Membro do Movimento Interestadual das Quebradeiras de Coco Babaçu (MIQCB), Ana Cileide, 46 anos, fecha o ciclo das Margaridas ecossociais. Agricultora rural e quebradeira de coco babaçu, Ana argumenta que os projetos apoiados pelo PPP-ECOS, com recursos da União Europeia, na sua região e na sua organização têm fortalecido as mulheres na luta, já que gera renda para a categoria.
“Homem não decide a nossa vida, quem decide somos nós. Na Marcha, a gente grita que somos decididas e que estamos lutando pelos nossos direitos”, afirma.
Margaridas em Marcha
Foram mais de 100 mil pessoas reunidas na quarta-feira, 16 de agosto, em Brasília, para a 7ª edição da Marcha das Margaridas. Agricultoras familiares, pescadoras artesanais, indígenas, quebradeiras de coco babaçu, quilombolas e tantas outras mulheres do campo, das florestas e da cidade fizeram essa que pode ser uma das maiores marchas em mais de 20 anos de história.
Vindas das cinco regiões brasileiras, e de países de cinco continentes, as Margaridas percorreram cerca de dez quilômetros até a Esplanada, onde foram recebidas pelo presidente Luiz Inácio Lula da Silva, ministras, ministros e parlamentares.

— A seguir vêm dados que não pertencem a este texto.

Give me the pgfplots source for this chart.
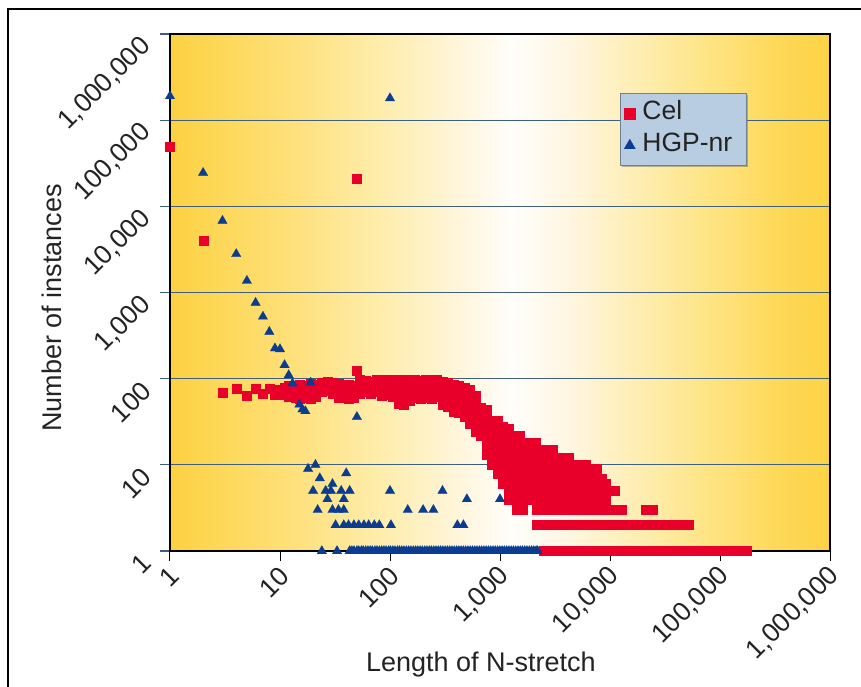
\documentclass[border=0pt]{standalone}
\usepackage{fontspec}
\setmainfont{Liberation Sans}
\usepackage{pgfplots}
\pgfplotsset{compat=1.18}
\usetikzlibrary{shadows}
\definecolor{celred}{RGB}{232,0,42}
\definecolor{hgpblue}{RGB}{10,60,145}
\definecolor{gridcol}{RGB}{62,95,125}
\definecolor{legfill}{RGB}{184,205,225}
\definecolor{legdraw}{RGB}{110,130,150}
\definecolor{labcol}{RGB}{35,35,35}
\pgfdeclarehorizontalshading{bgshade}{100bp}{%
rgb(0bp)=(0.992,0.816,0.255);
rgb(25bp)=(0.992,0.816,0.255);
rgb(28bp)=(0.992,0.840,0.330);
rgb(33.5bp)=(0.996,0.875,0.460);
rgb(41.5bp)=(0.996,0.933,0.690);
rgb(47bp)=(1,0.963,0.862);
rgb(51bp)=(1,0.995,0.985);
rgb(55bp)=(1,0.967,0.890);
rgb(58.5bp)=(0.996,0.945,0.765);
rgb(65bp)=(0.996,0.900,0.545);
rgb(71bp)=(0.994,0.850,0.345);
rgb(75bp)=(0.992,0.825,0.270);
rgb(100bp)=(0.992,0.825,0.270)}
\begin{document}
\begin{tikzpicture}
\useasboundingbox (-170pt,-136pt) rectangle (691pt,551pt);
\begin{axis}[
  at={(0pt,0pt)}, anchor=south west,
  width=660pt, height=517pt, scale only axis,
  xmode=log, ymode=log, log basis x=10, log basis y=10,
  xmin=1, xmax=1000000, ymin=1, ymax=1000000,
  axis background/.style={shade, shading=bgshade},
  axis line style={black, line width=1.3pt},
  xtick={1,10,100,1000,10000,100000,1000000},
  ytick={1,10,100,1000,10000,100000,1000000},
  xticklabels={1,10,100,{1,000},{10,000},{100,000},{1,000,000}},
  yticklabels={1,10,100,{1,000},{10,000},{100,000},{1,000,000}},
  minor tick num=0,
  tick pos=left, tick align=outside, major tick length=10pt,
  xtick style={black, line width=1pt},
  ytick style={gridcol, line width=1.2pt},
  ymajorgrids, major grid style={gridcol, line width=1.2pt},
  ticklabel style={font=\fontsize{26.5}{30}\selectfont, text=labcol},
  xticklabel style={rotate=45, anchor=east, inner sep=0pt, xshift=-4pt, yshift=-11pt},
  yticklabel style={rotate=45, anchor=east, inner sep=0pt, xshift=-15pt, yshift=4pt},
  label style={font=\fontsize{27}{32}\selectfont, text=labcol},
  xlabel={Length of N-stretch},
  ylabel={Number of instances},
  xlabel style={at={(axis description cs:0.471,-0.22)}, anchor=center},
  ylabel style={at={(axis description cs:-0.179,0.470)}, anchor=center},
  legend style={at={(axis description cs:0.874,0.886)}, anchor=north east,
    fill=legfill, draw=legdraw, line width=0.8pt,
    font=\fontsize{26.5}{30}\selectfont, text=labcol,
    inner xsep=4pt, inner ysep=5.5pt, row sep=2.5pt, column sep=5pt,
    nodes={inner sep=2pt, text height=18.5pt, text depth=7pt, text width=98pt, align=left},
    cells={anchor=west},
    drop shadow={shadow xshift=1.5pt, shadow yshift=-1.5pt, fill=black!55}},
  legend image code/.code={\draw[mark repeat=2, mark phase=2, #1] plot coordinates {(0pt,0pt) (6pt,0pt) (12pt,0pt)};},
]
\addplot+[only marks, mark=square*, mark size=4.5pt,
  mark options={solid, fill=celred, draw=celred, line width=0.2pt},
  legend image post style={mark size=5.5pt}]
coordinates {
(1,50000) (2,4000) (50,21000) (50,125)
(3,69) (4,77) (5,63) (6,77) (7,67) (8,77) (9,65) (10,74)
(11,65) (11,78)
(12,62) (12,72) (12,84)
(14,60) (14,70) (14,82)
(15,58) (15,68) (15,80) (15,86)
(17,60) (17,70) (17,82)
(19,59) (19,68) (19,80) (19,88)
(21,62) (21,72) (21,85)
(24,70) (24,80) (24,90)
(27,72) (27,82) (27,92)
(30,68) (30,80) (30,90)
(34,60) (34,70) (34,82) (34,88)
(38,62) (38,72) (38,85)
(42,58) (42,68) (42,80) (42,86)
(47,60) (47,70) (47,82)
(53,68) (53,78) (53,90) (53,98)
(60,70) (60,80) (60,95)
(67,68) (67,80) (67,92)
(75,70) (75,82) (75,97)
(84,64) (84,74) (84,86) (84,98)
(95,65) (95,76) (95,88) (95,98)
(106,62) (106,72) (106,85) (106,97)
(119,52) (119,62) (119,72) (119,85) (119,98)
(134,50) (134,60) (134,72) (134,85) (134,98)
(150,55) (150,68) (150,82) (150,97)
(168,60) (168,72) (168,85) (168,98)
(189,58) (189,70) (189,82) (189,95)
(212,60) (212,72) (212,85) (212,98)
(238,58) (238,70) (238,84) (238,97)
(267,62) (267,75) (267,88) (267,98)
(300,50) (300,58) (300,70) (300,82) (300,93)
(336,48) (336,56) (336,66) (336,78) (336,90)
(377,42) (377,50) (377,60) (377,72) (377,85)
(423,40) (423,48) (423,58) (423,70) (423,84)
(475,36) (475,44) (475,54) (475,66) (475,78)
(533,30) (533,38) (533,46) (533,56) (533,68) (533,74)
(598,24) (598,30) (598,38) (598,46) (598,56) (598,64)
(671,22) (671,27) (671,33) (671,40) (671,46)
(753,13) (753,16) (753,20) (753,25) (753,31) (753,38) (753,44)
(845,10) (845,12) (845,15) (845,18) (845,22) (845,27) (845,33)
(948,8) (948,10) (948,12) (948,15) (948,18) (948,22) (948,27) (948,33)
(1064,6) (1064,7) (1064,8) (1064,10) (1064,12) (1064,15) (1064,18) (1064,22) (1064,28)
(1194,4) (1194,5) (1194,6) (1194,7) (1194,8) (1194,10) (1194,12) (1194,15) (1194,18) (1194,22) (1194,26)
(1340,4) (1340,5) (1340,6) (1340,7) (1340,8) (1340,10) (1340,12) (1340,15) (1340,18) (1340,22)
(1503,4) (1503,5) (1503,6) (1503,7) (1503,8) (1503,10) (1503,12) (1503,15) (1503,18) (1503,22)
(1687,4) (1687,5) (1687,6) (1687,7) (1687,8) (1687,10) (1687,12) (1687,15) (1687,18)
(1893,4) (1893,5) (1893,6) (1893,7) (1893,8) (1893,10) (1893,12) (1893,15) (1893,18)
(2124,4) (2124,5) (2124,6) (2124,7) (2124,8) (2124,10) (2124,12) (2124,15) (2124,18)
(2383,4) (2383,5) (2383,6) (2383,7) (2383,8) (2383,10) (2383,12) (2383,15)
(2674,4) (2674,5) (2674,6) (2674,7) (2674,8) (2674,10) (2674,12) (2674,15)
(3000,4) (3000,5) (3000,6) (3000,7) (3000,8) (3000,10) (3000,12) (3000,15)
(3366,4) (3366,5) (3366,6) (3366,7) (3366,8) (3366,10) (3366,12)
(3777,4) (3777,5) (3777,6) (3777,7) (3777,8) (3777,10) (3777,12)
(4238,4) (4238,5) (4238,6) (4238,7) (4238,8) (4238,10) (4238,12)
(4755,4) (4755,5) (4755,6) (4755,7) (4755,8) (4755,10)
(5335,4) (5335,5) (5335,6) (5335,7) (5335,8) (5335,10)
(5986,4) (5986,5) (5986,6) (5986,7) (5986,8) (5986,10)
(6717,4) (6717,5) (6717,6) (6717,7) (6717,8) (6717,9)
(7536,4) (7536,5) (7536,6) (7536,7) (7536,8) (7536,9)
(8456,4) (8456,5) (8456,6) (8456,7)
(9100,4) (9100,5) (9100,6)
(10900,5)
(1410,3) (1500,3) (1620,3) (2150,3) (2400,3) (2700,3) (3000,3) (3400,3) (3800,3) (4250,3) (4750,3) (5300,3) (6000,3) (6700,3) (7500,3) (8400,3) (9500,3) (10600,3) (11900,3) (12700,3) (21000,3) (23000,3) (24300,3)
(2150,2) (2400,2) (2700,2) (3000,2) (3400,2) (3800,2) (4250,2) (4750,2) (5300,2) (6000,2) (6700,2) (7500,2) (8400,2) (9500,2) (10600,2) (11900,2) (13400,2) (15000,2) (16800,2) (18900,2) (21200,2) (23800,2) (26700,2) (30000,2) (33600,2) (37700,2) (42300,2) (47500,2) (51600,2)
(2480,1) (2700,1) (3000,1) (3400,1) (3800,1) (4250,1) (4750,1) (5300,1) (6000,1) (6700,1) (7500,1) (8400,1) (9500,1) (10600,1) (11900,1) (13400,1) (15000,1) (16800,1) (18900,1) (21200,1) (23800,1) (26700,1) (30000,1) (33600,1) (37700,1) (42300,1) (47500,1) (53300,1) (59800,1) (67100,1) (75300,1) (84500,1) (94800,1) (106000,1) (119000,1) (134000,1) (150000,1) (168000,1) (173000,1)
};
\addlegendentry{Cel}
\addplot+[only marks, mark=triangle*, mark size=5.5pt,
  mark options={solid, fill=hgpblue, draw=hgpblue, line width=0.2pt},
  legend image post style={mark size=6.5pt}]
coordinates {
(1,190000) (100,180000) (2,24500) (3,6800) (4,2800) (5,1370) (6,760) (7,525) (8,350) (9,225) (10,220) (11,144) (12,110) (13,88) (15,50) (16,44) (17,42) (19,90) (50,36)
(21,10) (18,9) (40,8) (23,7) (30,6)
(20,5) (26,5) (29,5) (36,5) (43,5) (100,5) (300,5)
(27,4) (38,4) (500,4) (1000,4)
(22,3) (30,3) (34,3) (38,3) (145,3) (200,3) (248,3)
(32,2) (38,2) (42,2) (47,2) (52,2) (58,2) (64,2) (72,2) (80,2) (102,2) (410,2) (465,2)
(24,1) (33,1) (43,1) (45,1) (47,1) (50,1) (52,1) (55,1) (57,1) (60,1) (63,1) (66,1) (69,1) (73,1) (76,1) (80,1) (84,1) (88,1) (92,1) (97,1) (101,1) (106,1) (111,1) (117,1) (122,1) (128,1) (134,1) (141,1) (148,1) (155,1) (163,1) (171,1) (179,1) (188,1) (197,1) (207,1) (217,1) (228,1) (238,1) (250,1) (262,1) (275,1) (288,1) (302,1) (317,1) (333,1) (349,1) (366,1) (384,1) (403,1) (422,1) (443,1) (464,1) (487,1) (511,1) (536,1) (562,1) (590,1) (618,1) (649,1) (680,1) (714,1) (748,1) (785,1) (823,1) (864,1) (905,1) (950,1) (996,1) (1045,1) (1095,1) (1150,1) (1205,1) (1265,1) (1325,1) (1390,1) (1460,1) (1530,1) (1600,1) (1680,1) (1760,1) (1850,1) (1940,1) (2030,1) (2130,1) (2200,1)
};
\addlegendentry{HGP-nr}
\end{axis}
\draw[line width=2.5pt, black] (-162pt,-140pt) -- (-162pt,542pt) -- (700pt,542pt);
\end{tikzpicture}
\end{document}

Na ocasião, Lula assinou oito decretos que dialogam com as reivindicações da Marcha das Margaridas. Entre eles, os que instituem o Programa Quintais Produtivos, o Plano Nacional da Juventude e Sucessão Rural, comissões contra a violência no campo, e a retomada do Plano Nacional de Reforma Agrária – com prioridade para famílias chefiadas por mulheres, e do programa Bolsa Verde.
Nenhuma a menos
Essa publicação também é uma homenagem a Mãe Bernadete, coordenadora nacional da Coordenação Nacional de Articulação das Comunidades Quilombolas (CONAQ), que foi cruelmente assassinada em seu terreiro em Simões Filho, região metropolitana de Salvador (BA), na noite dessa quinta-feira, 17 de agosto, um dia após o encerramento da Marcha das Margaridas.
Pelo fim de violência contra mulheres. Margarida e Bernadete presentes. Nenhuma de nós a menos.
*Texto e fotos por Camila Araujo/Assessora de Comunicação do ISPN.